WRITTEN INSTRUCTION:
For the copy, please give all of the data again exactly and leave the pictures out.

--- COLLECTED DATA ---

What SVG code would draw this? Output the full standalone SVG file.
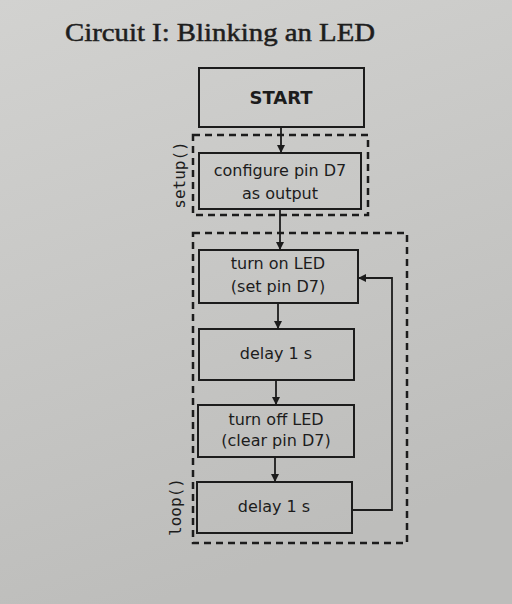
<svg xmlns="http://www.w3.org/2000/svg" width="512" height="604" viewBox="0 0 512 604">
<defs>
<linearGradient id="bg" x1="0" y1="0" x2="0.3" y2="1">
<stop offset="0" stop-color="#d2d2d0"/>
<stop offset="1" stop-color="#bdbdbb"/>
</linearGradient>
<marker id="ah" viewBox="0 0 10 10" refX="10" refY="5" markerWidth="8" markerHeight="8" orient="auto" markerUnits="userSpaceOnUse">
<path d="M0,0 L10,5 L0,10 z" fill="#1c1c1c"/>
</marker>
<style>
.box{fill:none;stroke:#1c1c1c;stroke-width:2}
.dash{fill:none;stroke:#1c1c1c;stroke-width:2.5;stroke-dasharray:7,5}
.t{font-family:"DejaVu Sans","Liberation Sans",sans-serif;font-size:16px;fill:#1c1c1c;text-anchor:middle}
.b{font-weight:bold;font-size:18px}
.m{font-family:"DejaVu Sans Mono","Liberation Mono",monospace;font-size:16px;fill:#1c1c1c;text-anchor:middle}
.c{fill:none;stroke:#1c1c1c;stroke-width:1.8}
</style>
</defs>
<rect width="512" height="604" fill="url(#bg)"/>
<text x="65" y="41" font-family="Liberation Serif,serif" font-size="25" fill="#1e1e1e" stroke="#1e1e1e" stroke-width="0.5" textLength="310" lengthAdjust="spacingAndGlyphs">Circuit I: Blinking an LED</text>
<g id="setup-group">
<rect class="dash" x="193" y="135" width="175" height="80"/>
<text class="m" transform="translate(180,175) rotate(-90)" y="5">setup()</text>
</g>
<g id="loop-group">
<rect class="dash" x="193" y="233" width="214" height="310"/>
<text class="m" transform="translate(176,507) rotate(-90)" y="5">loop()</text>
</g>
<g id="start">
<rect class="box" x="199" y="68" width="165" height="59"/>
<text class="t b" x="281" y="104">START</text>
</g>
<g id="configure">
<rect class="box" x="199" y="153" width="162" height="56"/>
<text class="t" x="280" y="176">configure pin D7</text>
<text class="t" x="280" y="199">as output</text>
</g>
<g id="turn-on">
<rect class="box" x="199" y="250" width="159" height="53"/>
<text class="t" x="278" y="269">turn on LED</text>
<text class="t" x="278" y="292">(set pin D7)</text>
</g>
<g id="delay1">
<rect class="box" x="199" y="329" width="155" height="51"/>
<text class="t" x="276" y="359">delay 1 s</text>
</g>
<g id="turn-off">
<rect class="box" x="198" y="405" width="156" height="52"/>
<text class="t" x="276" y="425">turn off LED</text>
<text class="t" x="276" y="446">(clear pin D7)</text>
</g>
<g id="delay2">
<rect class="box" x="197" y="482" width="155" height="51"/>
<text class="t" x="274" y="512">delay 1 s</text>
</g>
<g id="connectors">
<line class="c" x1="281" y1="127" x2="281" y2="153" marker-end="url(#ah)"/>
<line class="c" x1="280" y1="209" x2="280" y2="250" marker-end="url(#ah)"/>
<line class="c" x1="278" y1="303" x2="278" y2="329" marker-end="url(#ah)"/>
<line class="c" x1="276" y1="380" x2="276" y2="405" marker-end="url(#ah)"/>
<line class="c" x1="275" y1="457" x2="275" y2="482" marker-end="url(#ah)"/>
<polyline class="c" points="352,510 392,510 392,278 358,278" marker-end="url(#ah)"/>
</g>
</svg>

---

SOLUTION:
What SVG code would draw this? Output the full standalone SVG file.
<svg xmlns="http://www.w3.org/2000/svg" width="512" height="604" viewBox="0 0 512 604">
<defs>
<linearGradient id="bg" x1="0" y1="0" x2="0.3" y2="1">
<stop offset="0" stop-color="#d2d2d0"/>
<stop offset="1" stop-color="#bdbdbb"/>
</linearGradient>
<marker id="ah" viewBox="0 0 10 10" refX="10" refY="5" markerWidth="8" markerHeight="8" orient="auto" markerUnits="userSpaceOnUse">
<path d="M0,0 L10,5 L0,10 z" fill="#1c1c1c"/>
</marker>
<style>
.box{fill:none;stroke:#1c1c1c;stroke-width:2}
.dash{fill:none;stroke:#1c1c1c;stroke-width:2.5;stroke-dasharray:7,5}
.t{font-family:"DejaVu Sans","Liberation Sans",sans-serif;font-size:16px;fill:#1c1c1c;text-anchor:middle}
.b{font-weight:bold;font-size:18px}
.m{font-family:"DejaVu Sans Mono","Liberation Mono",monospace;font-size:16px;fill:#1c1c1c;text-anchor:middle}
.c{fill:none;stroke:#1c1c1c;stroke-width:1.8}
</style>
</defs>
<rect width="512" height="604" fill="url(#bg)"/>
<text x="65" y="41" font-family="Liberation Serif,serif" font-size="25" fill="#1e1e1e" stroke="#1e1e1e" stroke-width="0.5" textLength="310" lengthAdjust="spacingAndGlyphs">Circuit I: Blinking an LED</text>
<g id="setup-group">
<rect class="dash" x="193" y="135" width="175" height="80"/>
<text class="m" transform="translate(180,175) rotate(-90)" y="5">setup()</text>
</g>
<g id="loop-group">
<rect class="dash" x="193" y="233" width="214" height="310"/>
<text class="m" transform="translate(176,507) rotate(-90)" y="5">loop()</text>
</g>
<g id="start">
<rect class="box" x="199" y="68" width="165" height="59"/>
<text class="t b" x="281" y="104">START</text>
</g>
<g id="configure">
<rect class="box" x="199" y="153" width="162" height="56"/>
<text class="t" x="280" y="176">configure pin D7</text>
<text class="t" x="280" y="199">as output</text>
</g>
<g id="turn-on">
<rect class="box" x="199" y="250" width="159" height="53"/>
<text class="t" x="278" y="269">turn on LED</text>
<text class="t" x="278" y="292">(set pin D7)</text>
</g>
<g id="delay1">
<rect class="box" x="199" y="329" width="155" height="51"/>
<text class="t" x="276" y="359">delay 1 s</text>
</g>
<g id="turn-off">
<rect class="box" x="198" y="405" width="156" height="52"/>
<text class="t" x="276" y="425">turn off LED</text>
<text class="t" x="276" y="446">(clear pin D7)</text>
</g>
<g id="delay2">
<rect class="box" x="197" y="482" width="155" height="51"/>
<text class="t" x="274" y="512">delay 1 s</text>
</g>
<g id="connectors">
<line class="c" x1="281" y1="127" x2="281" y2="153" marker-end="url(#ah)"/>
<line class="c" x1="280" y1="209" x2="280" y2="250" marker-end="url(#ah)"/>
<line class="c" x1="278" y1="303" x2="278" y2="329" marker-end="url(#ah)"/>
<line class="c" x1="276" y1="380" x2="276" y2="405" marker-end="url(#ah)"/>
<line class="c" x1="275" y1="457" x2="275" y2="482" marker-end="url(#ah)"/>
<polyline class="c" points="352,510 392,510 392,278 358,278" marker-end="url(#ah)"/>
</g>
</svg>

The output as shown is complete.